# DirectV Remote On/Off not working with Pana TC-P42X5 TV



## kokishin (Sep 30, 2006)

I just purchased a Panasonic TC-P42X5 plasma tv. I have an HR20-700 with an RC65 remote. I cannot get the on and off buttons on the remote to turn the tv on or off with the HR20. Volume up/down, mute, and tv input all work. If I slide the selector switch on the remote to tv and press the pwr button, the tv will toggle on/off. I tried an RC24 remote and get the same results.

I checked http://www.directv.com/DTVAPP/global/contentPageIF.jsp?assetId=P6420119#h:620.558. Tried all the codes provided as well as stepnset with no luck.

I had an older Panasonic LCD TV that operated correctly with the same remote.

Anyone been able to get later generation Panasonic tv's to respond correctly to the Directv remote on and off buttons?


----------



## Rich (Feb 22, 2007)

kokishin said:


> I just purchased a Panasonic TC-P42X5 plasma tv. I have an HR20-700 with an RC65 remote. I cannot get the on and off buttons on the remote to turn the tv on or off with the HR20. Volume up/down, mute, and tv input all work. If I slide the selector switch on the remote to tv and press the pwr button, the tv will toggle on/off. I tried an RC24 remote and get the same results.
> 
> I checked http://www.directv.com/DTVAPP/global/contentPageIF.jsp?assetId=P6420119#h:620.558. Tried all the codes provided as well as stepnset with no luck.
> 
> ...


I have eight Panny plasmas and all work the way you want them to. Have you hit the "Viera Link" button on the remote? That should get you to a page where you can select "player" and they should link up.

Rich


----------



## kokishin (Sep 30, 2006)

Rich said:


> I have eight Panny plasmas and all work the way you want them to. Have you hit the "Viera Link" button on the remote? That should get you to a page where you can select "player" and they should link up.
> 
> Rich


I am familair with Viera Link and the tc-p42x5 does not offer Viera Link. It does offer HDMI control as described below from the user manual:

HDMI control:

CEC function [On/Off] On: The TV is turned on automatically and switches to the appropriate HDMI input whenever an HDMI connected equipment is initially turned on and the Play mode is selected.

Power Off Link [Yes/No] Yes: When the TV is turned off, all HDMI connected equipment is also automatically turned off.
• A Panasonic DVD Recorder will not turn off if it is still in Rec mode.
• The TV remains on even if the HDMI connected equipment is turned off.

Neither CEC nor Power Off Link have any affect on the problem :-( Nor does the HR20-700 seem to support these functions. :-(

From my research, it seems that the remote code for toggling the tv on/off (press remote pwr button with the slider set for tv and the tv will toggle on; press again and the tv will toggle off), and the remote codes for the separate on and off buttons are all different.

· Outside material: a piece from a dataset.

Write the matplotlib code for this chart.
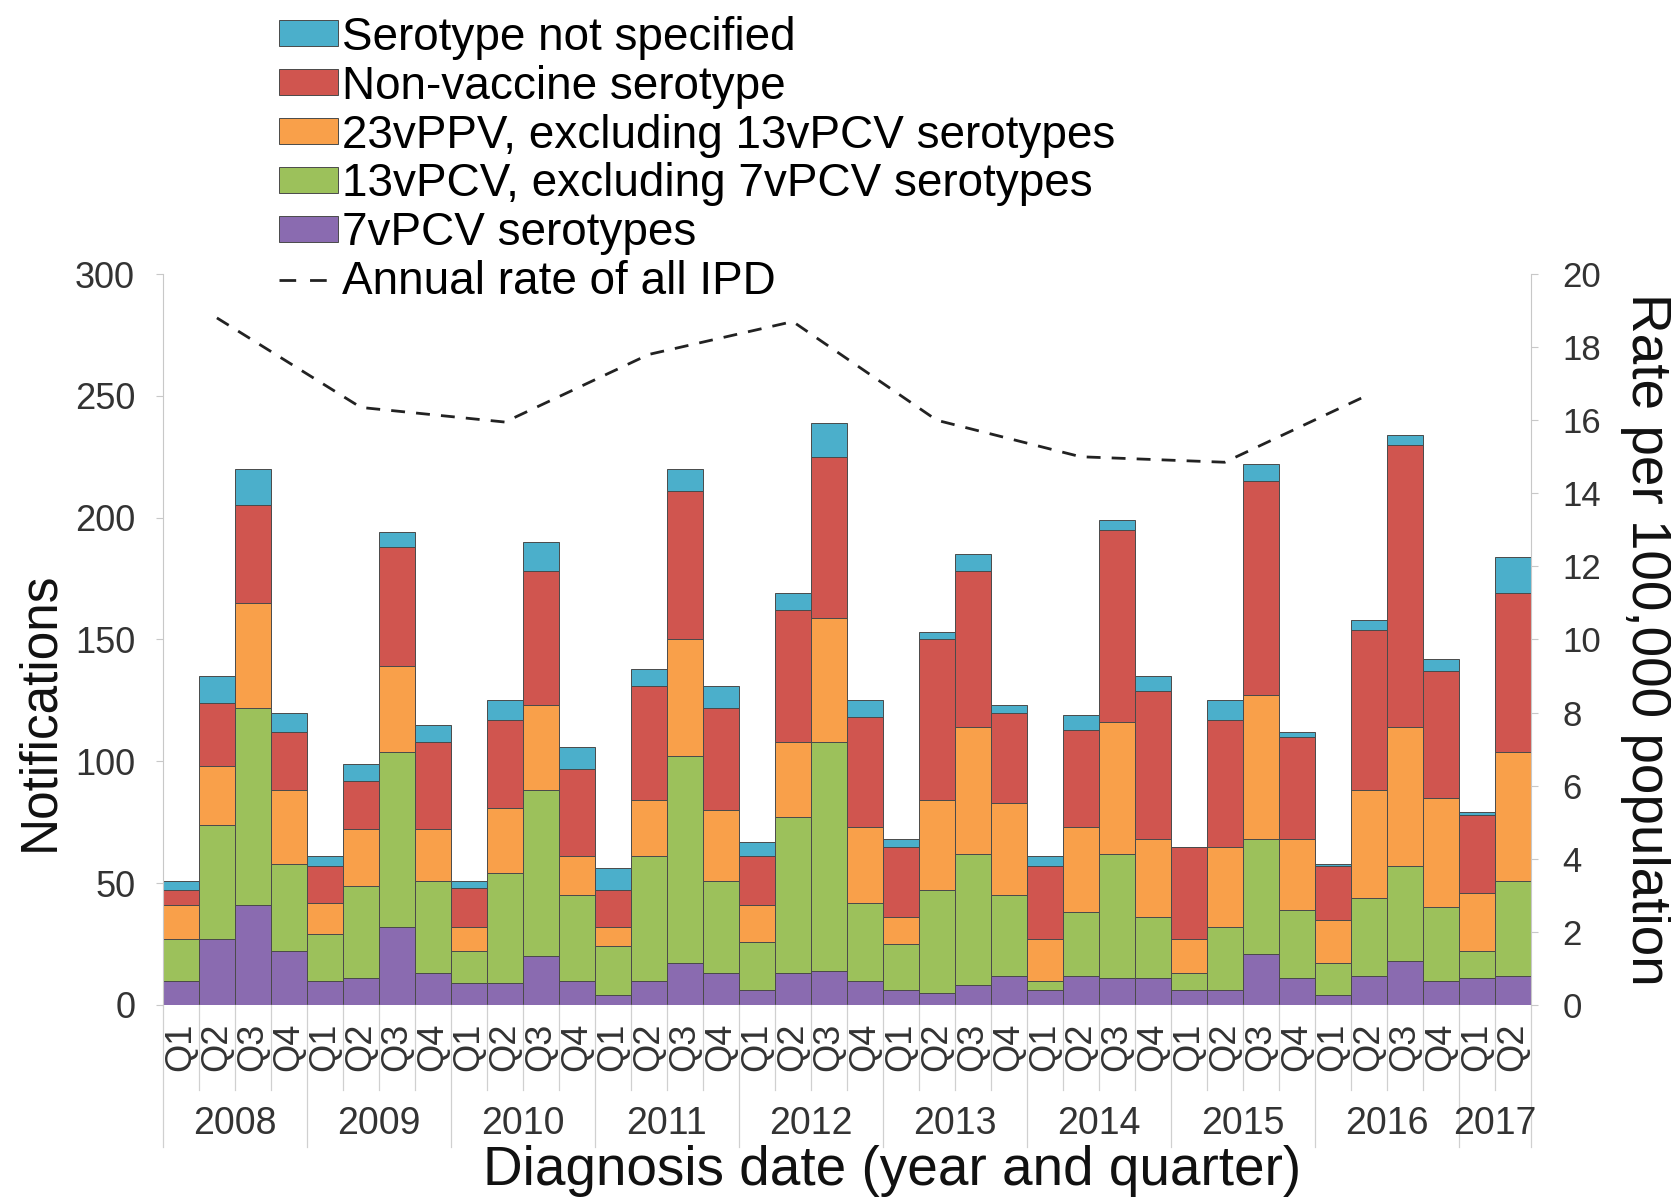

Perhaps Panasonic did not support the separate on and off button remote codes (but I cannot verify).

Anyway, I am hoping that there might be a solution so I am tapping into dbstalk.com hoping someone can supply one.


----------



## The Merg (Jun 24, 2007)

"kokishin" said:


> I am familair with Viera Link and the tc-p42x5 does not offer Viera Link. It does offer HDMI control as described below from the user manual:
> 
> HDMI control:
> 
> ...


It could very well be how the TV is seeing the command. I have an older Samsung RPTV that has the same issue. Basically, when you hit the TV On/Off button, the remote sends out two commands. The first is for the receiver to turn on/off and the second is for the TV to turn on/off (you can see the light above the DirecTV selector blink and then above the TV selector blink). The TV ignores the first command since it is not for it, but since they are sent so close together, it does not see the second command. Thus, the TV doesn't turn on/off.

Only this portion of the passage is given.